What the exercise asks
For every line in the data below that contains "this", copy the line.

[Collected data]
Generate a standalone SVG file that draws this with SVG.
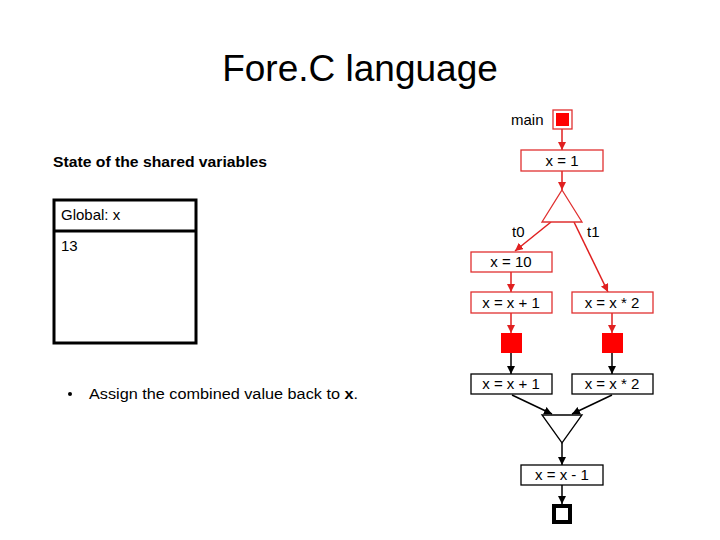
<svg xmlns="http://www.w3.org/2000/svg" width="720" height="540" viewBox="0 0 720 540">
<defs>
<marker id="ar" viewBox="0 0 10 10" refX="10" refY="5" markerWidth="8" markerHeight="8" markerUnits="userSpaceOnUse" orient="auto"><path d="M0,0 L10,5 L0,10 z" fill="#e02020"/></marker>
<marker id="ab" viewBox="0 0 10 10" refX="10" refY="5" markerWidth="8" markerHeight="8" markerUnits="userSpaceOnUse" orient="auto"><path d="M0,0 L10,5 L0,10 z" fill="#000"/></marker>
<style>
.t{font-family:"Liberation Sans",Arial,sans-serif;fill:#000}
.rb{fill:#fff;stroke:#e03030;stroke-width:1.3}
.bb{fill:#fff;stroke:#000;stroke-width:1.3}
.lbl{font-family:"Liberation Sans",Arial,sans-serif;font-size:15px;fill:#000;text-anchor:middle}
.re{stroke:#e02020;stroke-width:1.5;fill:none}
.bl{stroke:#000;stroke-width:1.5;fill:none}
</style>
</defs>
<rect width="720" height="540" fill="#fff"/>
<text class="t" x="360" y="81" font-size="37" text-anchor="middle">Fore.C language</text>
<text class="t" x="53" y="167" font-size="15" font-weight="bold" textLength="214" lengthAdjust="spacingAndGlyphs">State of the shared variables</text>
<g id="state">
<rect x="54" y="200" width="142" height="143" fill="#fff" stroke="#000" stroke-width="3"/>
<line x1="54" y1="231" x2="196" y2="231" stroke="#000" stroke-width="3"/>
<text class="t" x="61" y="220" font-size="15">Global: x</text>
<text class="t" x="61" y="251" font-size="15">13</text>
</g>
<circle cx="70" cy="394" r="2" fill="#000"/>
<text class="t" x="89" y="399" font-size="15.5" textLength="269" lengthAdjust="spacingAndGlyphs">Assign the combined value back to <tspan font-weight="bold">x</tspan>.</text>

<g id="connectors">
<line class="re" x1="562" y1="129" x2="562" y2="150" marker-end="url(#ar)"/>
<line class="re" x1="562" y1="171" x2="562" y2="190" marker-end="url(#ar)"/>
<line class="re" x1="551" y1="222" x2="515" y2="251" marker-end="url(#ar)"/>
<line class="re" x1="574" y1="222" x2="608" y2="292" marker-end="url(#ar)"/>
<line class="re" x1="511" y1="272" x2="511" y2="292" marker-end="url(#ar)"/>
<line class="re" x1="511" y1="313" x2="511" y2="333" marker-end="url(#ar)"/>
<line class="re" x1="612" y1="313" x2="612" y2="333" marker-end="url(#ar)"/>
<line class="bl" x1="511" y1="353" x2="511" y2="374" marker-end="url(#ab)"/>
<line class="bl" x1="612" y1="353" x2="612" y2="374" marker-end="url(#ab)"/>
<line class="bl" x1="512" y1="395" x2="552" y2="414" marker-end="url(#ab)"/>
<line class="bl" x1="612" y1="395" x2="572" y2="414" marker-end="url(#ab)"/>
<line class="bl" x1="562" y1="443" x2="562" y2="465" marker-end="url(#ab)"/>
<line class="bl" x1="562" y1="485" x2="562" y2="504" marker-end="url(#ab)"/>
</g>

<g id="main">
<text class="t" x="511" y="125" font-size="15">main</text>
<rect x="553" y="110" width="19" height="19" fill="#fff" stroke="#e03030" stroke-width="1.3"/>
<rect x="556" y="113" width="13" height="13" fill="#ff0000"/>
</g>
<g id="x1"><rect class="rb" x="521" y="150" width="82" height="21"/><text class="lbl" x="562" y="166">x = 1</text></g>
<g id="fork"><polygon points="562,190 582,222 542,222" fill="#fff" stroke="#e03030" stroke-width="1.3"/>
<text class="t" x="512" y="237" font-size="15">t0</text><text class="t" x="587" y="237" font-size="15">t1</text></g>
<g id="x10"><rect class="rb" x="471" y="252" width="81" height="20"/><text class="lbl" x="511" y="267">x = 10</text></g>
<g id="xp1"><rect class="rb" x="471" y="292" width="81" height="21"/><text class="lbl" x="511" y="308">x = x + 1</text></g>
<g id="xm2"><rect class="rb" x="572" y="292" width="81" height="21"/><text class="lbl" x="612" y="308">x = x * 2</text></g>
<g id="sq0"><rect x="501" y="333" width="21" height="20" fill="#ff0000"/></g>
<g id="sq1"><rect x="602" y="333" width="21" height="20" fill="#ff0000"/></g>
<g id="xp1b"><rect class="bb" x="471" y="374" width="81" height="20"/><text class="lbl" x="511" y="389">x = x + 1</text></g>
<g id="xm2b"><rect class="bb" x="572" y="374" width="81" height="20"/><text class="lbl" x="612" y="389">x = x * 2</text></g>
<g id="join"><polygon points="542,415 582,415 562,443" fill="#fff" stroke="#000" stroke-width="1.3"/></g>
<g id="xm1"><rect class="bb" x="521" y="465" width="82" height="20"/><text class="lbl" x="562" y="480">x = x - 1</text></g>
<g id="end"><rect x="554" y="506" width="16" height="16" fill="#fff" stroke="#000" stroke-width="4"/></g>
</svg>
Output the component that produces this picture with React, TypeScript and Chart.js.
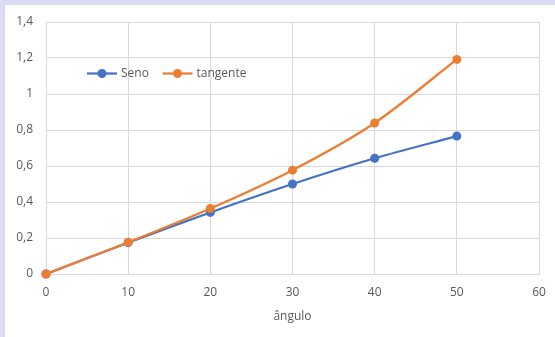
import React, { useEffect, useRef } from "react";
import { Chart, registerables } from "chart.js";

Chart.register(...registerables);

const angles = [0, 10, 20, 30, 40, 50];
const senoValues = [0, 0.174, 0.342, 0.5, 0.643, 0.766];
const tangenteValues = [0, 0.176, 0.364, 0.577, 0.839, 1.192];
const seriesNames = ["Seno", "tangente"];
const xTitle = "ângulo";

const FONT = "'Open Sans', 'Noto Sans', sans-serif";
const TEXT = "#595959";
const GRID = "#d9d9d9";

const legendPlugin = {
  id: "insideLegend",
  afterDraw(chart: any) {
    const ctx = chart.ctx;
    const items = [
      { x: 82, y: 68.5 },
      { x: 157.5, y: 68.5 },
    ];
    ctx.save();
    chart.data.datasets.forEach((ds: any, i: number) => {
      const p = items[i];
      ctx.strokeStyle = ds.borderColor;
      ctx.lineWidth = 2.25;
      ctx.beginPath();
      ctx.moveTo(p.x, p.y);
      ctx.lineTo(p.x + 30, p.y);
      ctx.stroke();
      ctx.fillStyle = ds.borderColor;
      ctx.beginPath();
      ctx.arc(p.x + 15, p.y, 4.5, 0, Math.PI * 2);
      ctx.fill();
      ctx.fillStyle = TEXT;
      ctx.font = `12px ${FONT}`;
      ctx.textBaseline = "middle";
      ctx.textAlign = "left";
      ctx.fillText(ds.label, p.x + 34, p.y);
    });
    ctx.restore();
  },
};

export default function App() {
  const ref = useRef<HTMLCanvasElement>(null);
  useEffect(() => {
    const toPts = (vals: number[]) => angles.map((a, i) => ({ x: a, y: vals[i] }));
    const chart = new Chart(ref.current!, {
      type: "line",
      data: {
        datasets: [
          {
            label: seriesNames[0],
            data: toPts(senoValues),
            borderColor: "#4472C4",
            backgroundColor: "#4472C4",
            borderWidth: 2.25,
            pointRadius: 4.5,
            pointBorderWidth: 0,
            tension: 0.3,
            order: 2,
            clip: false,
          },
          {
            label: seriesNames[1],
            data: toPts(tangenteValues),
            borderColor: "#ED7D31",
            backgroundColor: "#ED7D31",
            borderWidth: 2.25,
            pointRadius: 4.5,
            pointBorderWidth: 0,
            tension: 0.3,
            order: 1,
            clip: false,
          },
        ],
      },
      options: {
        animation: false,
        responsive: false,
        maintainAspectRatio: false,
        layout: { padding: { left: 0, right: 16, top: 17, bottom: 0 } },
        plugins: { legend: { display: false }, tooltip: { enabled: false } },
        scales: {
          x: {
            type: "linear",
            min: 0,
            max: 60,
            ticks: {
              stepSize: 10,
              color: TEXT,
              font: { family: FONT, size: 12 },
              padding: 11,
            },
            grid: { color: GRID, drawTicks: false },
            border: { color: GRID },
            title: {
              display: true,
              text: xTitle,
              color: TEXT,
              font: { family: FONT, size: 12 },
              padding: { top: 4, bottom: 13 },
            },
            afterFit(scale: any) {
              scale.height = 63;
              scale.paddingLeft = 0;
              scale.paddingRight = 0;
            },
          },
          y: {
            min: 0,
            max: 1.4,
            ticks: {
              stepSize: 0.2,
              color: TEXT,
              font: { family: FONT, size: 12 },
              padding: 13,
              callback: (v: any) => String(Math.round(Number(v) * 10) / 10).replace(".", ","),
            },
            grid: { color: GRID, drawTicks: false },
            border: { color: GRID },
            afterFit(scale: any) {
              scale.width = 41;
              scale.paddingTop = 0;
              scale.paddingBottom = 0;
            },
          },
        },
      },
      plugins: [legendPlugin],
    } as any);
    return () => chart.destroy();
  }, []);

  return (
    <div
      style={{
        position: "fixed",
        left: 0,
        top: 0,
        width: 555,
        height: 337,
        background: "#dcdcf7",
      }}
    >
      <div
        style={{
          position: "absolute",
          left: 5,
          top: 5,
          width: 550,
          height: 332,
          background: "#ffffff",
          boxShadow: "0 0 0 1px #d9d9d9",
        }}
      >
        <canvas ref={ref} width={550} height={332} style={{ display: "block" }} />
      </div>
    </div>
  );
}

Finished exercise
Generate a standalone SVG file that draws this with SVG.
Output the component that produces this picture with React, TypeScript and Chart.js.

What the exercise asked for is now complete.